At any rate, having left it awhile, I was then confronted unexpectedly by said notification again just scrolling down the page in the typical daily review of Facebook's events that so many of us engage in. In a slightly intoxicated state, never having met the girl and only being vaguely acquainted with our "crew in common", I decided to throw chance to the winds (poor seafaring pun, 3rd in all- apologies) and decided to make use of the wrongly phrased button.

Thus began my first, and probably only, "poking war". I say war, I'm not entirely sure what to call it. Have I engaged this girl in some odd form of new-age communication? Am I performing an electronically delivered equivalent of ruffling colourful plumage and prancing on a branch? In short, is this flirting? (Mind you, I have enough difficulty sussing out what is and isn't flirting in the real world, thank you very much.)

As a consistently unobservant worrier on all topics, I found myself troubled a little by this apparent olive branch- why not just send a message to say hello? Why poke, skewer, stab or impale at all? While I'm not in the habit of taking stereotypes seriously (although I take mentioning them in abundance and making light of them when I do very seriously), I have run once again into the obstacles of subtext and the secret language of women, which I have never known a man to crack.

The best thing I can use here to illustrate what I mean is this video, courtesy of Seth McFarlane.



At any rate, that would have been that, except for the fact that my fear of what sort of Pandora's link I may have opened was confirmed as she returned fire (still shooting swords) unto me. Now we're locked in to this stalemate, and before I perform any more irresponsible artillery operations with foils and sabres as ammunition I decided to make use of the other great and terrible ability Facebook bestows unto us- the pure and oddly venerated act of the Facebook stalk.

This girl, however, is wise, or intensely private so as to be sly in the poking game she has begun, and as such photographs and information are not readily available. A very sage decision, allowling me very little intel while I ruminate on how exactly to proceed on what is now inevitably a field of some sort of misunderstood battle. All was not lost, however, as I was able to employ the strategy coined, I believe, by A. Nonymous- that the measure of a man (or, I would reiterate, woman) is the company he (or she) keeps.

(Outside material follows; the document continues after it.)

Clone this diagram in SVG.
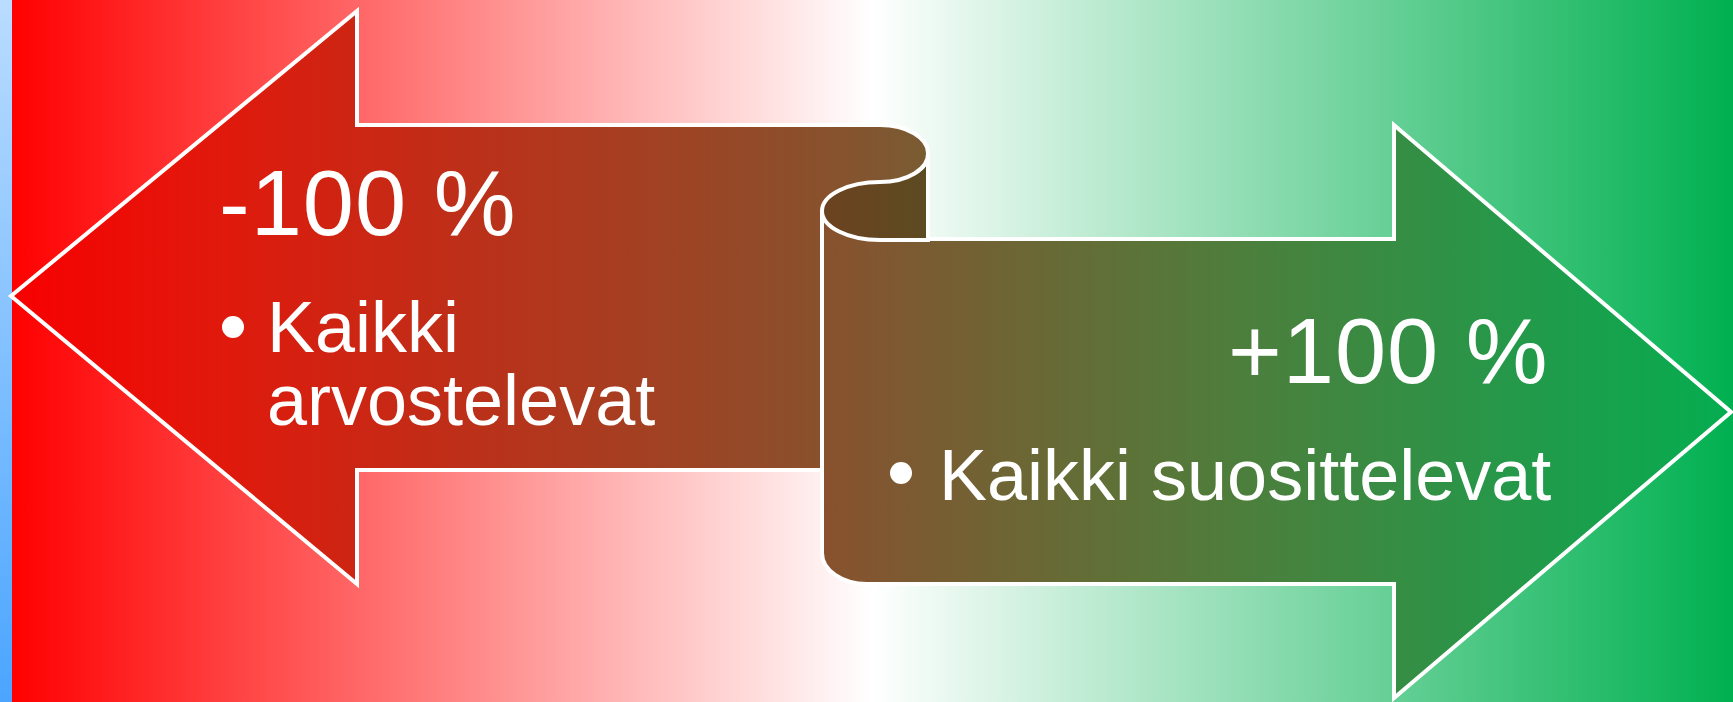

So a cursory glance over her friend list was in order. It seemed a usual, standard motley crew, ranging from possible relatives with the same surname to the friend who had to be that bit special with a ridiculous photograph they feel they can walk off embarrasment over in company but can't, or with the oh-so-witty nickname in inverted commas such as 'Randy' or 'Sparklehorse'. The measure of this girl may be worth a second return volley of large silverware, thought I- until I saw some of the other "friends" she has.

One such was 'Teethwhitening Tanninginjections' from Manchester, either a baby who grew from a brick to a building under the care of incredibly cruel parents to name it so or a business which seems confused over what it provides as treatment and precisely what is used to perform each procedure. Any girl who even flirts with the possibility of asking for a spray tan which is then injected into her using a syringe only that morning oozing teeth is surely a little worth steering clear of?

With this development in mind, I have yet to launch any more sharp implements over the side of my internet bound sailing vessel to skewer her. From her profile picture it certainly seems that skewering her in the real world would be far from the most unpleasant experience I would ever have, but at this point in the course plotted across such turbulent waters we are engaged in a still sea, far from any breeze to push us in any direction towards a choice.



So, with all this to consider, should anyone read this post, I am leaving it up to you. Dictate my next act as the rear-admirals you are and it shall be done. Also, comment on whether or not you think I'm right about anything I've said here social network relating, all of it, none of it, or somewhere in between. Ta.